From the listing below, extract every line in which the word "draw" appears.
-- begin --
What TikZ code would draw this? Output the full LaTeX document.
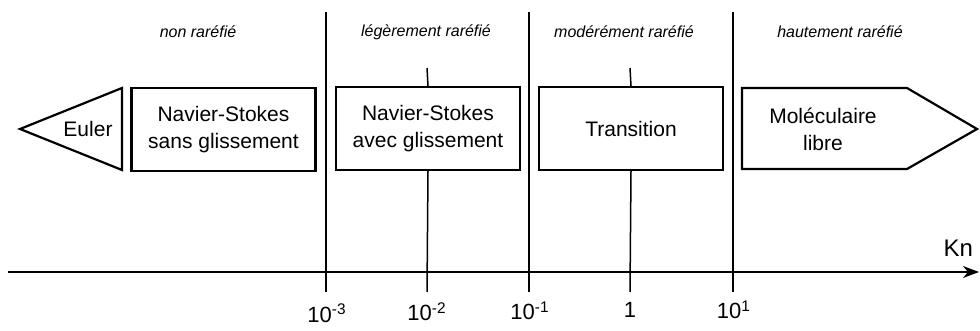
\documentclass[tikz,border=0pt]{standalone}
\usepackage{fontspec}
\setmainfont{Liberation Sans}
\usetikzlibrary{arrows.meta}

\begin{document}
\begin{tikzpicture}[x=0.5pt,y=-0.5pt,>={Stealth[length=8pt,width=6pt,inset=2.5pt]},
  regime/.style={draw,line width=1.1pt,minimum width=92pt,minimum height=41.5pt,
    align=center,inner sep=0pt,font=\fontsize{10.5}{13.5}\selectfont},
  zone/.style={font=\fontsize{8}{10}\selectfont\itshape},
  valeur/.style={anchor=base,font=\fontsize{11}{13}\selectfont}]
\useasboundingbox (0,0) rectangle (980,331);
% regimes de rarefaction
\node[zone] (non) at (198,32) {non raréfié};
\node[zone] (leg) at (426,32) {légèrement raréfié};
\node[zone] (mod) at (624,32) {modérément raréfié};
\node[zone] (haut) at (840,32) {hautement raréfié};
% separations
\foreach \x in {326,529,733}
  \draw[line width=0.75pt] (\x,12) -- (\x,292);
% modeles
\draw[line width=1.1pt] (122,88) -- (122,170) -- (20,129) -- cycle;
\node[font=\fontsize{10.5}{13.5}\selectfont] (euler) at (88,129) {Euler};
\node[regime] (nssans) at (223.5,129.5) {Navier-Stokes\\sans glissement};
\node[regime] (nsavec) at (428,128.5) {Navier-Stokes\\avec glissement};
\node[regime] (trans) at (631,128.5) {Transition};
\draw[line width=1.1pt] (742,88) -- (907,88) -- (977,129) -- (907,169) -- (742,169) -- cycle;
\node[align=center,font=\fontsize{10.5}{13.5}\selectfont] (libre) at (823,129) {Moléculaire\\libre};
% graduations
\coordinate (g2) at (427,68);
\coordinate (g2b) at (427,292);
\coordinate (g0) at (630,68);
\coordinate (g0b) at (630,292);
\draw[line width=0.75pt] (g2) -- (nsavec.north);
\draw[line width=0.75pt] (nsavec.south) -- (g2b);
\draw[line width=0.75pt] (g0) -- (trans.north);
\draw[line width=0.75pt] (trans.south) -- (g0b);
% axe
\coordinate (debut) at (8,272);
\coordinate (fin) at (979,272);
\draw[->,line width=0.75pt] (debut) -- (fin);
\node[anchor=base east,font=\fontsize{12}{14}\selectfont] (kn) at (980,257) {Kn};
\node[valeur] (m3) at (327,322) {10\textsuperscript{-3}};
\node[valeur] (m2) at (427,321) {10\textsuperscript{-2}};
\node[valeur] (m1) at (530,320) {10\textsuperscript{-1}};
\node[valeur] (un) at (630,318) {1};
\node[valeur] (p1) at (734,319) {10\textsuperscript{1}};
\end{tikzpicture}
\end{document}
-- end --
*FULL ANSWER*.
What TikZ code would draw this? Output the full LaTeX document.
  regime/.style={draw,line width=1.1pt,minimum width=92pt,minimum height=41.5pt,
  \draw[line width=0.75pt] (\x,12) -- (\x,292);
\draw[line width=1.1pt] (122,88) -- (122,170) -- (20,129) -- cycle;
\draw[line width=1.1pt] (742,88) -- (907,88) -- (977,129) -- (907,169) -- (742,169) -- cycle;
\draw[line width=0.75pt] (g2) -- (nsavec.north);
\draw[line width=0.75pt] (nsavec.south) -- (g2b);
\draw[line width=0.75pt] (g0) -- (trans.north);
\draw[line width=0.75pt] (trans.south) -- (g0b);
\draw[->,line width=0.75pt] (debut) -- (fin);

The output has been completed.